**What to produce:** Look below and pull out each line with the word "chart".

((

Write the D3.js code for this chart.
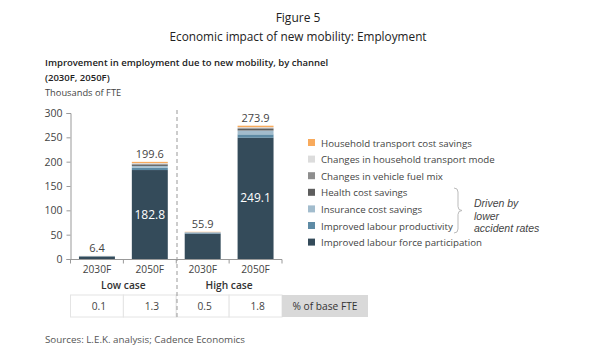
<!DOCTYPE html>
<html>
<head>
<meta charset="utf-8">
<script src="https://cdn.jsdelivr.net/npm/d3@7"></script>
<style>
  html, body { margin: 0; padding: 0; background: #fff; }
  svg { display: block; font-family: "Open Sans", "Noto Sans", sans-serif; }
</style>
</head>
<body>
<svg id="chart" width="600" height="355"></svg>
<script>
// ---------- data ----------
const categories = ["Low 2030F", "Low 2050F", "High 2030F", "High 2050F"];
const yearLabels = ["2030F", "2050F", "2030F", "2050F"];
const caseLabels = ["Low case", "High case"];
const seriesNames = [
  "Improved labour force participation",
  "Improved labour productivity",
  "Insurance cost savings",
  "Health cost savings",
  "Changes in vehicle fuel mix",
  "Changes in household transport mode",
  "Household transport cost savings"
];
const labourForce   = [5.0, 182.8, 52.0, 249.1];
const labourProd    = [0.5, 4.5, 1.2, 7.0];
const insurance     = [0.4, 4.0, 1.0, 8.0];
const health        = [0.2, 2.5, 0.5, 3.0];
const fuelMix       = [0.1, 1.5, 0.3, 1.8];
const transportMode = [0.1, 1.8, 0.4, 2.0];
const householdCost = [0.1, 2.5, 0.5, 3.0];
const totals        = [6.4, 199.6, 55.9, 273.9];
const pctBaseFTE    = ["0.1", "1.3", "0.5", "1.8"];
const yTicks        = [0, 50, 100, 150, 200, 250, 300];
const noteLines     = ["Driven by", "lower", "accident rates"];

const seriesValues = [labourForce, labourProd, insurance, health, fuelMix, transportMode, householdCost];
const colors = ["#344b5a", "#5e8ba5", "#a2bccd", "#5d5d5d", "#8e8e8e", "#dcdcdc", "#f8aa5c"];

// ---------- setup ----------
const svg = d3.select("#chart");
const textCol = "#444";

const x = d3.scaleBand().domain(categories).range([70.5, 282]).paddingInner(0.32).paddingOuter(0.16);
const xb = d3.scaleBand().domain(categories).range([70.5, 282]);
const y = d3.scaleLinear().domain([0, 300]).range([259, 113]);

// titles
svg.append("text").attr("x", 298).attr("y", 22).attr("text-anchor", "middle")
  .attr("font-size", 12).attr("fill", "#222").text("Figure 5");
svg.append("text").attr("x", 298).attr("y", 41).attr("text-anchor", "middle")
  .attr("font-size", 11.8).attr("fill", "#222").text("Economic impact of new mobility: Employment");
svg.append("text").attr("x", 45).attr("y", 66).attr("font-size", 9.5).attr("fill", "#222")
  .attr("font-weight", 600).text("Improvement in employment due to new mobility, by channel");
svg.append("text").attr("x", 45).attr("y", 81).attr("font-size", 9.5).attr("fill", "#222")
  .attr("font-weight", 600).text("(2030F, 2050F)");
svg.append("text").attr("x", 45).attr("y", 96).attr("font-size", 9.3).attr("fill", "#444")
  .text("Thousands of FTE");

// stacked data
const table = categories.map((c, i) => {
  const o = { cat: c };
  seriesNames.forEach((s, j) => o[s] = seriesValues[j][i]);
  return o;
});
const stacked = d3.stack().keys(seriesNames)(table);

// y axis
const yAxis = d3.axisLeft(y).tickValues(yTicks).tickSize(4).tickPadding(4);
const gy = svg.append("g").attr("transform", "translate(70.5,0)").call(yAxis);
gy.select(".domain").attr("stroke", "#999");
gy.selectAll(".tick line").attr("stroke", "#999");
gy.selectAll(".tick text").attr("fill", textCol).attr("font-size", 10.5)
  .attr("font-family", "Open Sans, sans-serif");

// bars
svg.append("g").selectAll("g").data(stacked).join("g")
  .attr("fill", (d, i) => colors[i])
  .selectAll("rect").data(d => d).join("rect")
  .attr("x", d => x(d.data.cat))
  .attr("width", x.bandwidth())
  .attr("y", d => y(d[1]))
  .attr("height", d => Math.max(0, y(d[0]) - y(d[1])));

// x axis
const xAxisLine = svg.append("g");
xAxisLine.append("line").attr("x1", 70.5).attr("x2", 282).attr("y1", 259.5).attr("y2", 259.5).attr("stroke", "#999");
const boundaries = categories.map(c => xb(c)).concat([xb.range()[1]]);
xAxisLine.selectAll("line.t").data(boundaries).join("line").attr("class", "t")
  .attr("x1", d => d).attr("x2", d => d).attr("y1", 259.5).attr("y2", 263.5).attr("stroke", "#999");

// total labels
svg.append("g").selectAll("text").data(categories).join("text")
  .attr("x", c => x(c) + x.bandwidth() / 2)
  .attr("y", (c, i) => y(totals[i]) - 4)
  .attr("text-anchor", "middle").attr("font-size", 11).attr("fill", textCol)
  .text((c, i) => totals[i].toFixed(1));

// inner labels for big bars
svg.append("g").selectAll("text").data(categories.filter((c, i) => labourForce[i] > 100)).join("text")
  .attr("x", c => x(c) + x.bandwidth() / 2)
  .attr("y", c => { const i = categories.indexOf(c); return y(labourForce[i] / 2) + 4; })
  .attr("text-anchor", "middle").attr("font-size", 12).attr("fill", "#fff")
  .text(c => labourForce[categories.indexOf(c)].toFixed(1));

// year labels
svg.append("g").selectAll("text").data(categories).join("text")
  .attr("x", c => xb(c) + xb.bandwidth() / 2)
  .attr("y", 273).attr("text-anchor", "middle").attr("font-size", 10.2).attr("fill", textCol)
  .text((c, i) => yearLabels[i]);

// case labels
caseLabels.forEach((lab, k) => {
  const a = xb(categories[2 * k]), b = xb(categories[2 * k + 1]) + xb.bandwidth();
  svg.append("text").attr("x", (a + b) / 2).attr("y", 289).attr("text-anchor", "middle")
    .attr("font-size", 10.2).attr("font-weight", 600).attr("fill", "#333").text(lab);
});

// table row
const rowTop = 295, rowH = 22;
svg.append("g").selectAll("rect").data(categories).join("rect")
  .attr("x", c => xb(c)).attr("y", rowTop).attr("width", xb.bandwidth()).attr("height", rowH)
  .attr("fill", "#fff").attr("stroke", "#e4e4e4");
svg.append("rect").attr("x", 282).attr("y", rowTop).attr("width", 86).attr("height", rowH)
  .attr("fill", "#d9d9d9");
svg.append("text").attr("x", 325).attr("y", rowTop + 15).attr("text-anchor", "middle")
  .attr("font-size", 10.2).attr("fill", "#333").text("% of base FTE");
svg.append("g").selectAll("text").data(categories).join("text")
  .attr("x", c => xb(c) + xb.bandwidth() / 2 + 2)
  .attr("y", rowTop + 15).attr("text-anchor", "middle").attr("font-size", 10.2).attr("fill", textCol)
  .text((c, i) => pctBaseFTE[i]);

// dashed divider
svg.append("line").attr("x1", 177).attr("x2", 177).attr("y1", 110).attr("y2", 319)
  .attr("stroke", "#999").attr("stroke-dasharray", "4,3");

// legend (top to bottom reversed order)
const legendItems = seriesNames.map((s, i) => ({ name: s, color: colors[i] })).reverse();
const lg = svg.append("g");
legendItems.forEach((d, i) => {
  const ly = 143 + i * 16.6;
  lg.append("rect").attr("x", 308).attr("y", ly - 4).attr("width", 7).attr("height", 7).attr("fill", d.color);
  lg.append("text").attr("x", 321).attr("y", ly + 3.5).attr("font-size", 9.7).attr("fill", textCol).text(d.name);
});

// brace
const bx = 454, by0 = 188, by1 = 233, bm = (by0 + by1) / 2;
lg.append("path")
  .attr("d", `M${bx},${by0} Q${bx + 4},${by0} ${bx + 4},${by0 + 4} L${bx + 4},${bm - 4} Q${bx + 4},${bm} ${bx + 8},${bm} Q${bx + 4},${bm} ${bx + 4},${bm + 4} L${bx + 4},${by1 - 4} Q${bx + 4},${by1} ${bx},${by1}`)
  .attr("fill", "none").attr("stroke", "#bbb").attr("stroke-width", 1);
noteLines.forEach((t, i) => {
  lg.append("text").attr("x", 474).attr("y", 207 + i * 12.5).attr("font-size", 10.5)
    .attr("font-family", "Liberation Sans, Arial, sans-serif")
    .attr("font-style", "italic").attr("fill", textCol).text(t);
});

// source
svg.append("text").attr("x", 45).attr("y", 343).attr("font-size", 9.8).attr("fill", "#555")
  .text("Sources: L.E.K. analysis; Cadence Economics");
</script>
</body>
</html>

))

**Task response:**
Write the D3.js code for this chart.
<svg id="chart" width="600" height="355"></svg>
const svg = d3.select("#chart");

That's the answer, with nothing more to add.